Karl Friedrich Gentner (23 May 1876 – 13 September 1922) was a German operatic tenor.

== Life ==
Gentner was born into a family of mechanic Karl Gentner (1845-1900) and his wife Luise née Messinger (1851-1930) in Frankenthal, then a Bavarian Rhine District. In 1899, the father applied for a technical patent in the USA for a simple but efficient ground anchoring system for electric poles.

Gentner became a well-known opera singer. In 1905 he married the soprano Else Fischer (1883-1943), who was later known as Else Gentner-Fischer, one of the most important dramatic sopranos in Germany.

In 1906 the Frankfurt director Emil Claar [de] appointed the singer couple to the Oper Frankfurt. While his wife remained employed there throughout her life, Gentner moved to the Deutsche Oper Berlin-Charlottenburg in 1914, where he was engaged until his death.
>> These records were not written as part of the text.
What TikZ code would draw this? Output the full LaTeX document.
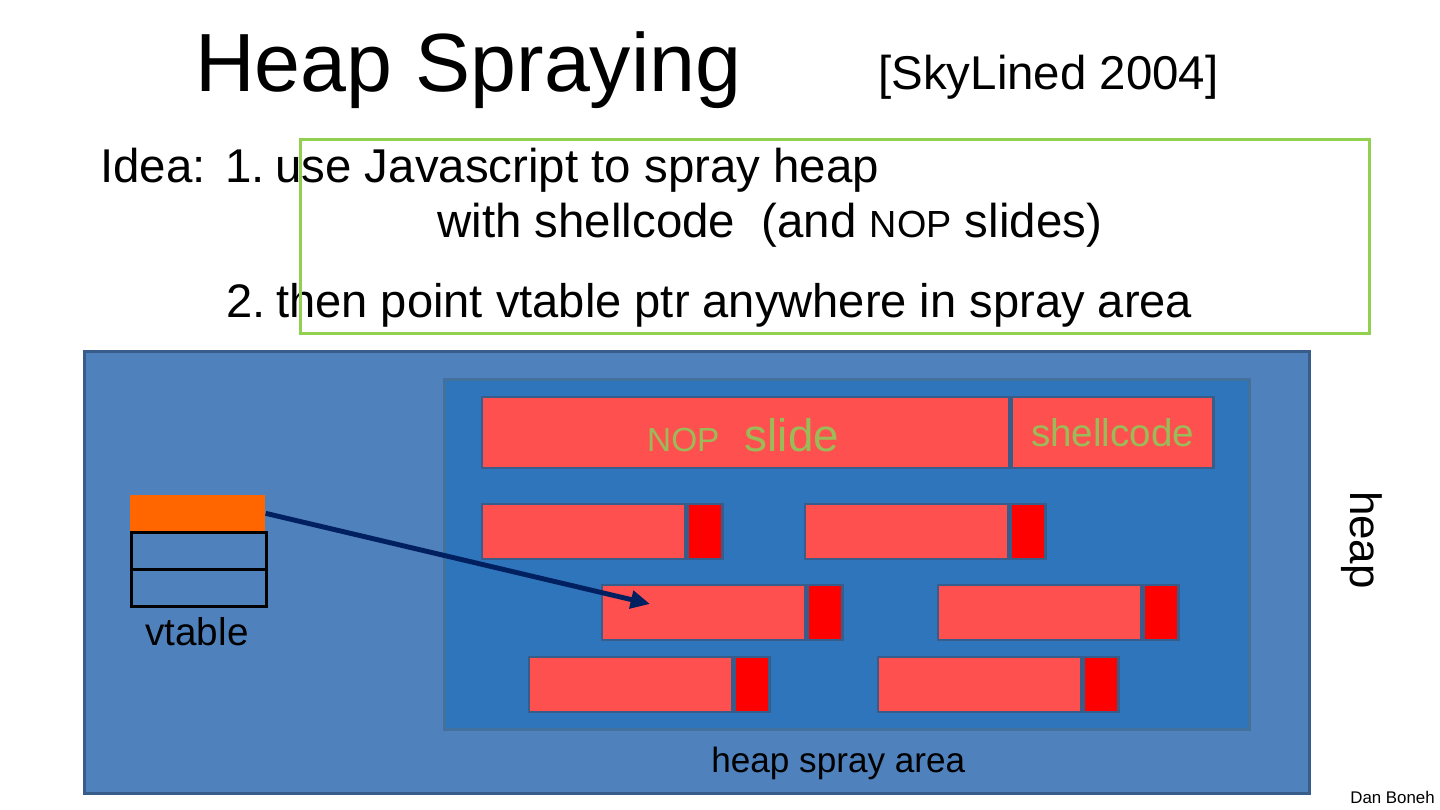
\documentclass[tikz,border=0pt]{standalone}
\usepackage{fontspec}
\setmainfont{Liberation Sans}
\usetikzlibrary{positioning, arrows.meta, calc}
\definecolor{cHeap}{RGB}{79,129,189}
\definecolor{cHeapEdge}{RGB}{56,93,138}
\definecolor{cSpray}{RGB}{47,117,187}
\definecolor{cSprayEdge}{RGB}{65,113,156}
\definecolor{cNop}{RGB}{255,80,80}
\definecolor{cShell}{RGB}{255,0,0}
\definecolor{cVt}{RGB}{255,102,0}
\definecolor{cPtr}{RGB}{0,32,96}
\definecolor{cLabel}{RGB}{155,187,89}
\definecolor{cIdea}{RGB}{146,208,80}
\newcommand{\px}{0.02cm}
\newcommand{\fsz}[1]{\fontsize{#1pt}{#1pt}\selectfont}
\tikzset{
    txt/.style={anchor=base west, inner sep=0pt, text=black},
    region/.style={
        rectangle, draw=cHeapEdge, line width=1.7pt,
        inner sep=0pt, anchor=north west,
    },
    chunk/.style={
        rectangle, fill=cNop, draw=cHeapEdge, line width=1.4pt,
        inner sep=0pt, anchor=north west,
        minimum width=203*\px, minimum height=55*\px,
    },
    chunkend/.style={
        rectangle, fill=cShell, draw=cHeapEdge, line width=1.4pt,
        inner sep=0pt, anchor=west,
        minimum width=35*\px, minimum height=55*\px,
    },
    vtcell/.style={
        rectangle, draw=black, line width=1.7pt, inner sep=0pt,
        anchor=north west, minimum width=135*\px, minimum height=37*\px,
    },
    ptr/.style={
        -{Triangle[length=11pt, width=10pt]}, line width=2.8pt, draw=cPtr
    },
}

\begin{document}
\begin{tikzpicture}[x=\px, y=-\px]
\useasboundingbox (0,0) rectangle (1440,810);

% ============================================================
%  Title and idea text
% ============================================================
\node[txt, font=\fsz{47}] (title) at (195,92) {Heap Spraying};
\node[txt, font=\fsz{27}] (cite) at (878,90) {[SkyLined 2004]};

\node[txt, font=\fsz{27}] (idea1) at (100,183)
    {Idea:\hspace{11pt}1.\hspace{6pt}use Javascript to spray heap};
\node[txt, font=\fsz{27}] (idea2) at (437,238)
    {with shellcode\ \ (and {\fsz{21.5}NOP} slides)};
\node[txt, font=\fsz{26.8}] (idea3) at (226,318)
    {2.\hspace{6pt}then point vtable ptr anywhere in spray area};

% highlight frame round the idea
\node[rectangle, draw=cIdea, line width=1.8pt, inner sep=0pt,
      anchor=north west, minimum width=1069*\px, minimum height=194*\px]
    (frame) at (299,138) {};

% ============================================================
%  Heap and spray area
% ============================================================
\node[region, fill=cHeap, minimum width=1225*\px, minimum height=442*\px]
    (heap) at (83,350) {};
\node[region, fill=cSpray, draw=cSprayEdge,
      minimum width=805*\px, minimum height=350*\px]
    (area) at (443,378) {};

\node[txt, font=\fsz{20}] (arealab) at (711,772) {heap spray area};
\node[font=\fsz{25}, inner sep=0pt, rotate=-90] (heaplab) at (1362,540) {heap};

% big block: NOP slide + shellcode
\node[chunk, minimum width=527*\px, minimum height=71*\px] (nop) at (481,396) {};
\node[chunk, anchor=west, minimum width=202*\px, minimum height=71*\px]
    (shell) at (nop.east) {};
\node[anchor=base, inner sep=0pt, text=cLabel, font=\fsz{26}]
    at (743,452) {{\fsz{19}NOP}\ \ slide};
\node[anchor=base, inner sep=0pt, text=cLabel, font=\fsz{22}]
    at (shell.center |- 0,447) {shellcode};

% sprayed copies (light part + shellcode end)
\foreach \n/\x/\y in {a/481/503, b/804/503, c/601/584,
                      d/937/584, e/528/656, f/877/656} {
    \node[chunk] (\n) at (\x,\y) {};
    \node[chunkend] (\n end) at (\n.east) {};
}

% ============================================================
%  vtable and pointer
% ============================================================
\node[rectangle, fill=cVt, inner sep=0pt, anchor=north west,
      minimum width=135*\px, minimum height=36*\px] (vt0) at (130,495) {};
\node[vtcell] (vt1) at (130,531) {};
\node[vtcell] (vt2) at (130,568) {};
\node[font=\fsz{22}, anchor=base, inner sep=0pt] (vtlab) at (197,645) {vtable};

\coordinate (hit) at (650,604);
\draw[ptr] (vt0.east) -- (hit);

\node[txt, font=\fsz{9.6}] (credit) at (1350,803) {Dan Boneh};

\end{tikzpicture}
\end{document}
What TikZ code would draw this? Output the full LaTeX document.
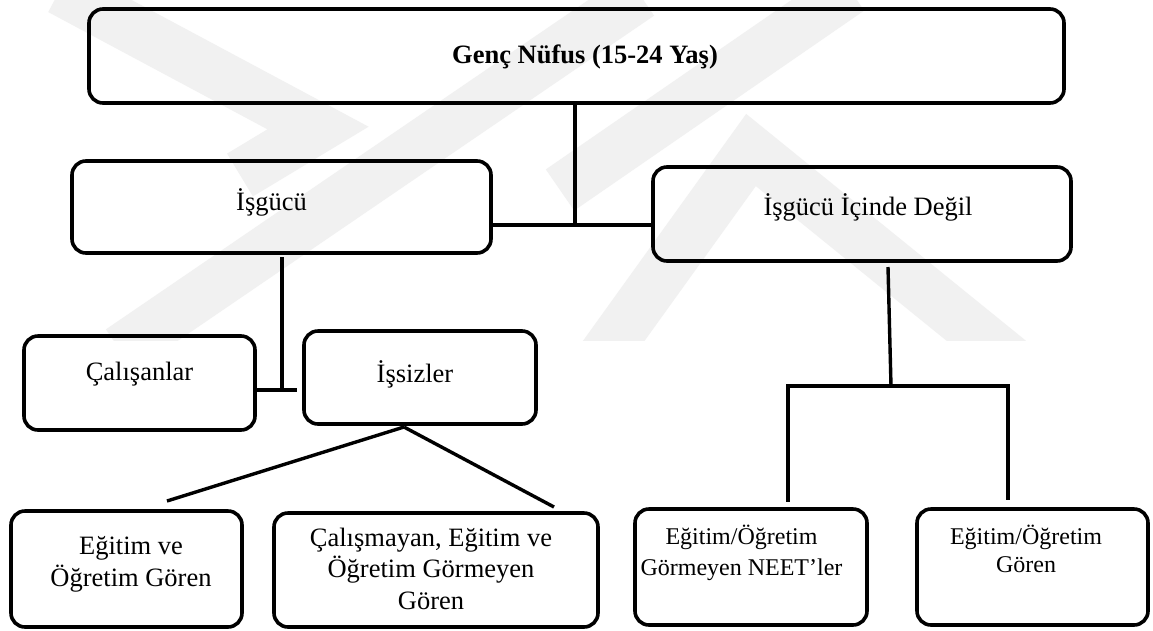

After his death in Berlin at age 46, the singer's body was transferred to his birthplace and buried there in the family's grave. The grave still exists today (as of 2012) at the main cemetery Frankenthal. His wife later married the baritone, Benno Ziegler.

At the premiere of Franz Schreker's opera Der ferne Klang, 1912 in Frankfurt, Gentner played and sang the leading role of Fritz. The Austrian composer Alexander von Zemlinsky described Gentner as "a great talent".